He is risen! (He is risen indeed!)
The resurrection of Christ, which we celebrate today, is the integral focal point of all redemption history. Christ, who had died for the sins of the world on Friday, is on Sunday brought back to life in his glorified body. The New Creation has broken into the present, and Christ inaugurates this world of new life, for “Christ has indeed been raised from the dead, the firstfruits of those who have fallen asleep. For since death came through a man, the resurrection of the dead comes also through a man” (1 Cor. 15:20-21). Indeed, if we are Christians, then the present reality that the New Creation has broken into the present creation through Christ”Therefore, if anyone is in Christ, the new creation has come: The old has gone, the new is here!” (1 Cor. 5:17)
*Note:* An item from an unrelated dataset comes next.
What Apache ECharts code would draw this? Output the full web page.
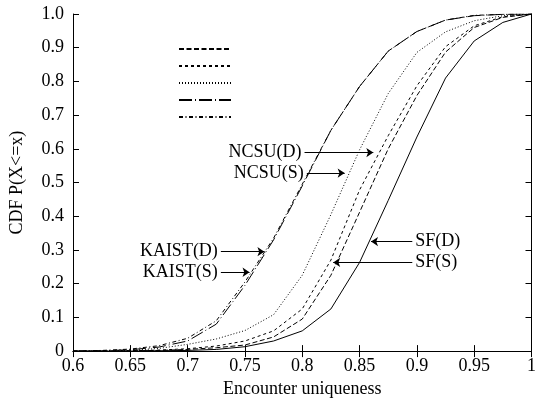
<!DOCTYPE html>
<html>
<head>
<meta charset="utf-8">
<script src="https://cdn.jsdelivr.net/npm/echarts@6/dist/echarts.min.js"></script>
<style>
html,body{margin:0;padding:0;background:#fff;}
#chart{width:539px;height:403px;}
</style>
</head>
<body>
<div id="chart"></div>
<script>
var xs = [0.6, 0.625, 0.65, 0.675, 0.7, 0.725, 0.75, 0.775, 0.8, 0.825, 0.85, 0.875, 0.9, 0.925, 0.95, 0.975, 1.0];

var sfD    = [0, 0, 0, 0.001, 0.002, 0.005, 0.013, 0.03, 0.06, 0.125, 0.263, 0.447, 0.635, 0.81, 0.92, 0.975, 1.0];
var sfS    = [0, 0, 0.001, 0.002, 0.005, 0.01, 0.018, 0.042, 0.095, 0.225, 0.412, 0.6, 0.758, 0.887, 0.96, 0.99, 1.0];
var ncsuD  = [0, 0, 0.001, 0.003, 0.007, 0.015, 0.03, 0.06, 0.125, 0.27, 0.478, 0.639, 0.787, 0.903, 0.965, 0.992, 1.0];
var ncsuS  = [0, 0, 0.002, 0.008, 0.02, 0.036, 0.061, 0.108, 0.225, 0.405, 0.597, 0.764, 0.886, 0.947, 0.98, 0.995, 1.0];
var kaistD = [0, 0.001, 0.004, 0.012, 0.03, 0.08, 0.195, 0.33, 0.49, 0.655, 0.785, 0.89, 0.948, 0.982, 0.995, 0.999, 1.0];
var kaistS = [0, 0.002, 0.006, 0.016, 0.038, 0.09, 0.205, 0.335, 0.495, 0.655, 0.785, 0.89, 0.948, 0.982, 0.996, 0.999, 1.0];

// labels with arrows: [text, labelSideX, tipX, y]
var notes = [
	['NCSU(D)', 0.802, 0.862, 0.589],
	['NCSU(S)', 0.804, 0.837, 0.528],
	['KAIST(D)', 0.729, 0.767, 0.295],
	['KAIST(S)', 0.729, 0.754, 0.234],
	['SF(D)', 0.896, 0.860, 0.325],
	['SF(S)', 0.896, 0.827, 0.263]
];

var font = 'Liberation Serif';

function pairs(vals){
	var out = [];
	for (var i = 0; i < xs.length; i++) {
		out.push([xs[i], vals[i]]);
	}
	return out;
}

function line(name, vals, dash){
	return {
		name: name,
		type: 'line',
		data: pairs(vals),
		showSymbol: false,
		symbol: 'none',
		animation: false,
		lineStyle: {color: '#000', width: 1, type: dash},
		itemStyle: {color: '#000'},
		z: 3
	};
}

var noteLines = [];
for (var i = 0; i < notes.length; i++) {
	noteLines.push([
		{coord: [notes[i][1], notes[i][3]], label: {formatter: notes[i][0]}},
		{coord: [notes[i][2], notes[i][3]]}
	]);
}

var chart = echarts.init(document.getElementById('chart'));
var opt = {
	animation: false,
	backgroundColor: '#fff',
	grid: {left: 72, right: 1, top: 14, bottom: 45},
	legend: {
		orient: 'vertical',
		left: 173,
		top: 39,
		padding: 5,
		itemWidth: 52,
		itemHeight: 10,
		itemGap: 8,
		data: ['SF(S)', 'NCSU(D)', 'NCSU(S)', 'KAIST(D)', 'KAIST(S)'],
		formatter: function(){ return ''; },
		textStyle: {fontSize: 8},
		itemStyle: {opacity: 0},
		selectedMode: false
	},
	xAxis: [{
		type: 'value', min: 0.6, max: 1, interval: 0.05,
		name: 'Encounter uniqueness', nameLocation: 'middle', nameGap: 22,
		nameTextStyle: {fontFamily: font, fontSize: 18, color: '#000'},
		axisLine: {lineStyle: {color: '#000', width: 1}},
		axisTick: {inside: true, length: 6, lineStyle: {color: '#000'}},
		axisLabel: {fontFamily: font, fontSize: 18, color: '#000', margin: 6},
		splitLine: {show: false}
	}, {
		type: 'value', min: 0.6, max: 1, interval: 0.05, position: 'top',
		axisLine: {lineStyle: {color: '#000', width: 1}},
		axisTick: {inside: true, length: 6, lineStyle: {color: '#000'}},
		axisLabel: {show: false},
		splitLine: {show: false}
	}],
	yAxis: [{
		type: 'value', min: 0, max: 1, interval: 0.1,
		name: 'CDF P(X<=x)', nameLocation: 'middle', nameGap: 47,
		nameTextStyle: {fontFamily: font, fontSize: 18, color: '#000'},
		axisLine: {show: true, lineStyle: {color: '#000', width: 1}},
		axisTick: {show: true, inside: true, length: 6, lineStyle: {color: '#000'}},
		axisLabel: {fontFamily: font, fontSize: 18, color: '#000', margin: 9,
			formatter: function(v){ return v === 0 ? '0' : v.toFixed(1); }},
		splitLine: {show: false}
	}, {
		type: 'value', min: 0, max: 1, interval: 0.1, position: 'right',
		axisLine: {show: true, lineStyle: {color: '#000', width: 1}},
		axisTick: {show: true, inside: true, length: 6, lineStyle: {color: '#000'}},
		axisLabel: {show: false},
		splitLine: {show: false}
	}],
	series: [
		line('SF(D)', sfD, 'solid'),
		line('SF(S)', sfS, [5, 2.5]),
		line('NCSU(D)', ncsuD, [3, 3]),
		line('NCSU(S)', ncsuS, [1, 2]),
		line('KAIST(D)', kaistD, [13, 3, 1, 3]),
		line('KAIST(S)', kaistS, [4, 2.5, 1, 2.5]),
		{
			name: 'notes',
			type: 'line',
			data: [],
			animation: false,
			markLine: {
				silent: true,
				animation: false,
				symbol: ['none', 'arrow'],
				symbolSize: 7,
				lineStyle: {color: '#000', width: 1, type: 'solid'},
				label: {show: true, position: 'start', distance: 3,
					fontFamily: font, fontSize: 18, color: '#000'},
				emphasis: {disabled: true},
				data: noteLines
			}
		}
	]
};
chart.setOption(opt);
</script>
</body>
</html>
Dr. N.T. Wright has a wonderful reflection particularly fitting for today in his book Surprised by Hope:
The resurrection of Jesus offers itself, to the student of history or science no less than the Christian or theologian, not as an odd event within the world as it is but as the utterly characteristic, prototypical, and foundational event within the world as it has begun to be. It is not an absurd event within the old world but the symbol and starting point of the new world. The claim advanced by Christianity is of that magnitude: Jesus of Nazareth ushers in not simply a new religious possibility, not simply a new ethic or a new way of salvation, but a new creation….
We could cope – the world could cope – with a Jesus who ultimately remains a wonderful idea inside his disciples; minds and heart. The world cannot cope with a Jesus who comes out of the tomb, who inaugurates God’s new creation right in the middle of the old one.